Republic Airways Holdings Inc. has heard from potential buyers for Frontier Airlines and is close to naming an adviser on whether the unit will be sold or spun off to shareholders, Chief Executive Officer Bryan Bedford said.
The company will select Evercore Partners Inc., Barclays Plc or Seabury Group LLC for the advisory role, Bedford said in an interview today. Republic said in November that it would divest Frontier, two years after buying the Denver-based carrier out of bankruptcy.
Frontier operates daily flights between Salt Lake City and Denver and between Provo and Denver.
Separating Frontier will let Republic return to its traditional role of providing regional flights for carriers such as Delta Air Lines Inc. A $120 million restructuring of Frontier that included job cuts and cost reductions has returned the unit to profitability, allowing Republic to move ahead with the separation.
“We’ve had a number of calls from potential interested parties, saying ‘When you’re ready to talk we want to talk with you,’” Bedford said. “We haven’t been ready to talk yet.”
Republic shares have more than doubled since Nov. 7, the day before the Indianapolis-based company said it would separate Frontier. They fell 1.4 percent to $6.17 at the close today in New York.
The probability is “fairly low” for a sale of Frontier to a competing “ultra low-cost carrier” such as Allegiant Travel Co., Spirit Airlines Inc. or JetBlue Airways Corp., the CEO said. Bedford declined to say if any of those competitors had expressed an interest in Frontier.
The company doesn’t have “a predisposition on what the right divestiture strategy is,” he said. “With the business producing profits and positive cash flow, we can be deliberate and make sure we’re getting the highest and best outcome, as opposed to feeling the need to rush into something.”
Republic is willing to be a “co-investor” in Frontier with a private equity group or to do just a partial spinoff to shareholders if needed, Bedford said.
Republic said last month that Frontier may be operating as a separate company in six to 12 months. David Siegel, a Republic director and former US Airways Group Inc. CEO, was named chief executive of Frontier last month. The carrier plans to continue paring costs, and Bedford said he couldn’t rule out additional job cuts “on the edges.” The company in November said it would trim 220 positions in Denver and Milwaukee.
Frontier will take delivery of 80 Airbus SAS neo aircraft that were ordered last year and will be delivered in 2016 through 2020, Bedford said. Republic’s separate order for 40 Bombardier Inc.
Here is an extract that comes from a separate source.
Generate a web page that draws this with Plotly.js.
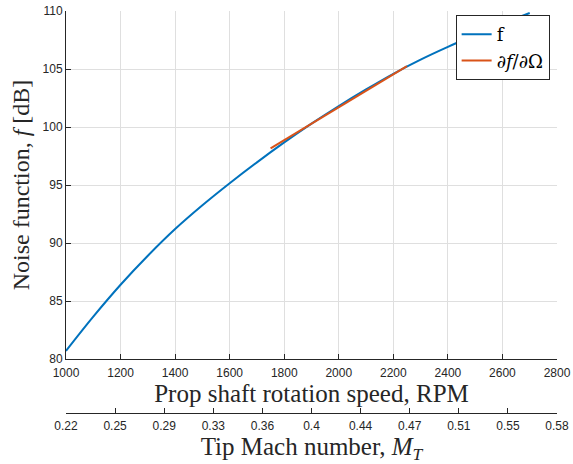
<!DOCTYPE html>
<html>
<head>
<meta charset="utf-8">
<script src="https://cdn.plot.ly/plotly-3.0.1.min.js"></script>
<style>
  html, body { margin: 0; padding: 0; background: #ffffff; }
  #chart { width: 573px; height: 464px; }
</style>
</head>
<body>
<div id="chart"></div>
<script>
// Noise function versus prop shaft speed
const rpm = [1000, 1100, 1200, 1300, 1400, 1500, 1600, 1700, 1800, 1900,
             2000, 2100, 2200, 2300, 2400, 2500, 2600, 2700];
const noiseDb = [80.70, 83.65, 86.40, 88.90, 91.20, 93.25, 95.15, 96.95, 98.67, 100.29,
                 101.81, 103.24, 104.59, 105.81, 106.91, 107.93, 108.91, 109.83];

// Local derivative (tangent) around the 2000 RPM operating point
const tangentRpm = [1750, 2250];
const tangentDb = [98.15, 105.25];

// Primary axis ticks
const rpmTicks = [1000, 1200, 1400, 1600, 1800, 2000, 2200, 2400, 2600, 2800];
const dbTicks = [80, 85, 90, 95, 100, 105, 110];

// Secondary axis: tip Mach number at evenly spaced shaft speeds
const machTickRpm = [1000, 1180, 1360, 1540, 1720, 1900, 2080, 2260, 2440, 2620, 2800];
const machLabels = ['0.22', '0.25', '0.29', '0.33', '0.36', '0.4', '0.44', '0.47', '0.51', '0.55', '0.58'];

const axisColor = '#262626';
const gridColor = '#dfdfdf';
const tickFont = { family: 'Liberation Sans, Arial, sans-serif', size: 12, color: axisColor };
const titleFont = { family: 'Liberation Serif, Times New Roman, serif', size: 25, color: axisColor };

const traces = [
  {
    x: rpm, y: noiseDb, type: 'scatter', mode: 'lines', name: 'f',
    line: { color: '#0072BD', width: 2, shape: 'spline', smoothing: 1 }
  },
  {
    x: tangentRpm, y: tangentDb, type: 'scatter', mode: 'lines',
    name: '∂<i>f</i>/∂Ω',
    line: { color: '#D95319', width: 2 }
  },
  {
    x: machTickRpm, y: machTickRpm.map(() => null), xaxis: 'x2', yaxis: 'y',
    type: 'scatter', mode: 'lines', showlegend: false, hoverinfo: 'skip'
  }
];

const layout = {
  width: 573, height: 464,
  margin: { l: 66, r: 16, t: 11, b: 51 },
  paper_bgcolor: '#ffffff',
  plot_bgcolor: '#ffffff',
  showlegend: true,
  legend: {
    x: 0.985, xanchor: 'right', y: 0.99, yanchor: 'top',
    bgcolor: '#ffffff', bordercolor: axisColor, borderwidth: 1,
    font: { family: 'DejaVu Serif, serif', size: 18, color: '#000000' },
    tracegroupgap: 0
  },
  xaxis: {
    range: [1000, 2800], tickvals: rpmTicks, ticktext: rpmTicks.map(String),
    showline: true, linecolor: axisColor, linewidth: 1, mirror: false,
    ticks: 'inside', ticklen: 5, tickcolor: axisColor,
    showgrid: true, gridcolor: gridColor, zeroline: false,
    tickfont: tickFont, ticklabelstandoff: 3,
    title: { text: 'Prop shaft rotation speed, RPM', font: titleFont, standoff: 1 },
    anchor: 'y'
  },
  xaxis2: {
    overlaying: 'x', anchor: 'free', position: 0, side: 'bottom',
    range: [1000, 2800], tickvals: machTickRpm, ticktext: machLabels,
    showline: true, linecolor: axisColor, linewidth: 1,
    ticks: 'inside', ticklen: 5, tickcolor: axisColor,
    showgrid: false, zeroline: false,
    tickfont: tickFont, ticklabelstandoff: 2,
    title: { text: 'Tip Mach number, <i>M</i><sub><i>T</i></sub>', font: titleFont, standoff: 0 }
  },
  yaxis: {
    domain: [0.1343, 1], range: [80, 110], tickvals: dbTicks,
    showline: true, linecolor: axisColor, linewidth: 1, mirror: false,
    ticks: 'inside', ticklen: 5, tickcolor: axisColor,
    showgrid: true, gridcolor: gridColor, zeroline: false,
    tickfont: tickFont,
    title: { text: 'Noise function, <i>f</i> [dB]', font: { family: titleFont.family, size: 24, color: axisColor }, standoff: 6 }
  }
};

Plotly.newPlot('chart', traces, layout, { displayModeBar: false, staticPlot: true });
</script>
</body>
</html>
CSeries aircraft remains intact, even as the airline is worried about the lack of sales for the jet, he said.
Republic is waiting to see whether the CSeries of narrow bodied, twin-engine jets “is ultimately going to be built and delivered, which we believe it will be,” Bedford said. “What’s distressing is that it hasn’t been a particularly strong seller. We have concern about the viability of the project.”
Bombardier has 138 firm orders, 124 options, 10 purchase rights and 45 letters of intent for CSeries planes and has “seen significant progress” in development of the aircraft program, said Marc Duchesne, a spokesman for the Montreal-based company. The plane’s first flight is set for the end of this year, with initial deliveries by the end of 2013, he said.